A saber, a deputada federal Erika Kokay (PT-DF) está entre os autores desse projeto que veio da Câmara dos Deputados e explica que para atender 5,6 milhões de mulheres o impacto previsto será de R$ 84,5 milhões ao ano, com base em oito absorventes por mês/mulher. “As receitas previstas são de recursos vinculados ao programa de Atenção Primária à Saúde do Sistema Único de Saúde (SUS), observados os limites de movimentação orçamentária. No caso das beneficiárias presas, os recursos são do Fundo Penitenciário Nacional (Funpen).
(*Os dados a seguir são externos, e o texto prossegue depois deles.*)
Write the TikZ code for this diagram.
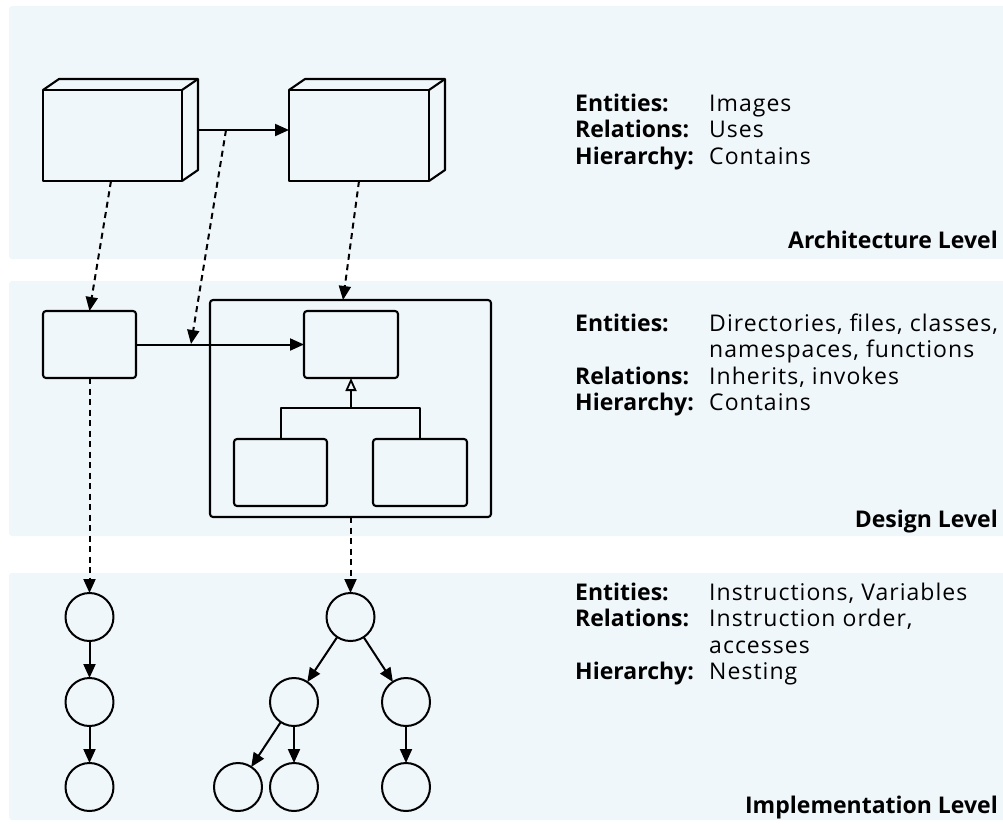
\documentclass[tikz,border=0pt]{standalone}
\usepackage{fontspec}
\setmainfont{Open Sans}[UprightFeatures={LetterSpace=4.5},BoldFeatures={LetterSpace=0}]
\usetikzlibrary{arrows.meta,calc}
\definecolor{bandfill}{RGB}{240,247,251}

\begin{document}
\begin{tikzpicture}[x=1pt,y=-1pt,line join=round,
  band/.style={fill=bandfill,rounded corners=3pt},
  plainbox/.style={draw,line width=2.1pt,inner sep=0pt,outer sep=0pt},
  rbox/.style={plainbox,rounded corners=3pt},
  circ/.style={draw,circle,line width=2pt,minimum size=48pt,inner sep=0pt,outer sep=0pt},
  arr/.style={line width=2pt,-{Triangle[length=14pt,width=12pt]}},
  darr/.style={arr,dash pattern=on 6pt off 4.5pt},
  inh/.style={line width=2pt,-{Triangle[open,length=13pt,width=11pt,line width=1.8pt]}},
  conn/.style={line width=2pt},
  info/.style={anchor=base west,inner sep=0pt,font=\fontsize{23}{26.5}\selectfont},
  lvl/.style={anchor=base east,inner sep=0pt,font=\fontsize{23}{26.5}\selectfont\bfseries}]
\useasboundingbox (0,0) rectangle (1003,823);

% level bands
\fill[band] (9,6) rectangle (1010,259);
\fill[band] (9,281) rectangle (1010,536);
\fill[band] (9,573) rectangle (1010,820);

% ---------- architecture level: two 3D components ----------
\node[plainbox,minimum width=139pt,minimum height=91pt] (a1) at (112.5,135.5) {};
\node[plainbox,minimum width=140pt,minimum height=91pt] (a2) at (359,135.5) {};
\foreach \b in {a1,a2}{
  \draw[line width=2.1pt] (\b.north west) -- ++(16,-11) -| ($(\b.south east)+(16,-11)$) -- (\b.south east);
  \draw[line width=2.1pt] (\b.north east) -- ++(16,-11);
}
\coordinate (a1side) at ($(a1.east)+(16,-5.5)$);
\draw[arr] (a1side) -- (a1side -| a2.west);

% ---------- design level ----------
\node[rbox,minimum width=93pt,minimum height=67pt] (d1) at (89.5,344.5) {};
\node[rbox,minimum width=281pt,minimum height=217pt] (ctr) at (350.5,408.5) {};
\node[rbox,minimum width=94pt,minimum height=67pt] (dtop) at (351,344.5) {};
\node[rbox,minimum width=93pt,minimum height=67pt] (dl) at (280.5,472.5) {};
\node[rbox,minimum width=94pt,minimum height=67pt] (dr) at (420,472.5) {};
\draw[arr] (d1.east) -- (dtop.west);
\coordinate (bar) at (351,408);
\draw[conn] (dl.north) |- (bar) -| (dr.north);
\draw[inh] (bar) -- (dtop.south);

% ---------- implementation level ----------
\node[circ] (l1) at (89.5,617) {};
\node[circ] (l2) at (89.5,702) {};
\node[circ] (l3) at (89.5,787) {};
\node[circ] (r)   at (350.5,617) {};
\node[circ] (ra)  at (294,702) {};
\node[circ] (rb)  at (406,702) {};
\node[circ] (raa) at (238,787) {};
\node[circ] (rab) at (294,787) {};
\node[circ] (rba) at (406,787) {};
\draw[arr] (l1) -- (l2);
\draw[arr] (l2) -- (l3);
\draw[arr] (r) -- (ra);
\draw[arr] (r) -- (rb);
\draw[arr] (ra) -- (raa);
\draw[arr] (ra) -- (rab);
\draw[arr] (rb) -- (rba);

% ---------- refinement links between levels ----------
\coordinate (u) at (226,130);
\coordinate (v) at (191,344);
\draw[darr] ($(a1.south)+(-1.5,0)$) -- (d1.north);
\draw[darr] (u) -- (v);
\draw[darr] (a2.south) -- ($(ctr.north)+(-7.5,0)$);
\draw[darr] (d1.south) -- (l1.north);
\draw[darr] (ctr.south) -- (r.north);

% ---------- descriptions ----------
\node[info] (t1) at (575,111) {\begin{tabular}[t]{@{}p{134pt}@{}l@{}}
  \bfseries Entities: & Images\\
  \bfseries Relations: & Uses\\
  \bfseries Hierarchy: & Contains
\end{tabular}};
\node[lvl] (n1) at (998,248) {Architecture Level};

\node[info] (t2) at (575,331) {\begin{tabular}[t]{@{}p{134pt}@{}l@{}}
  \bfseries Entities: & Directories, files, classes,\\
   & namespaces, functions\\
  \bfseries Relations: & Inherits, invokes\\
  \bfseries Hierarchy: & Contains
\end{tabular}};
\node[lvl] (n2) at (998,527) {Design Level};

\node[info] (t3) at (575,600) {\begin{tabular}[t]{@{}p{134pt}@{}l@{}}
  \bfseries Entities: & Instructions, Variables\\
  \bfseries Relations: & Instruction order,\\
   & accesses\\
  \bfseries Hierarchy: & Nesting
\end{tabular}};
\node[lvl] (n3) at (998,813) {Implementation Level};
\end{tikzpicture}
\end{document}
Já as cestas básicas entregues pelo Sistema Nacional de Segurança Alimentar e Nutricional (Sisan) deverão conter o absorvente higiênico feminino como item essencial”, detalha Erika. Sobre a decisão de Bolsonaro, ela afirmou no Twitter: “vamos derrubar o veto no Congresso”.
A deputada diz ainda que o PL assegura que nas compras dos absorventes pelo poder público a preferência será por materiais sustentáveis, caso apresentem igualdade de condições, e que esses materiais terão preferência como critério de desempate em relação aos licitantes. Por fim, claro que o projeto vai além da distribuição de absorvente. “A execução do programa no âmbito das escolas da rede pública de ensino deverá incluir a realização de campanhas periódicas de conscientização de alunos e alunas sobre menstruação e sobre dignidade menstrual”. Essas campanhas foram aprovadas por Bolsonaro.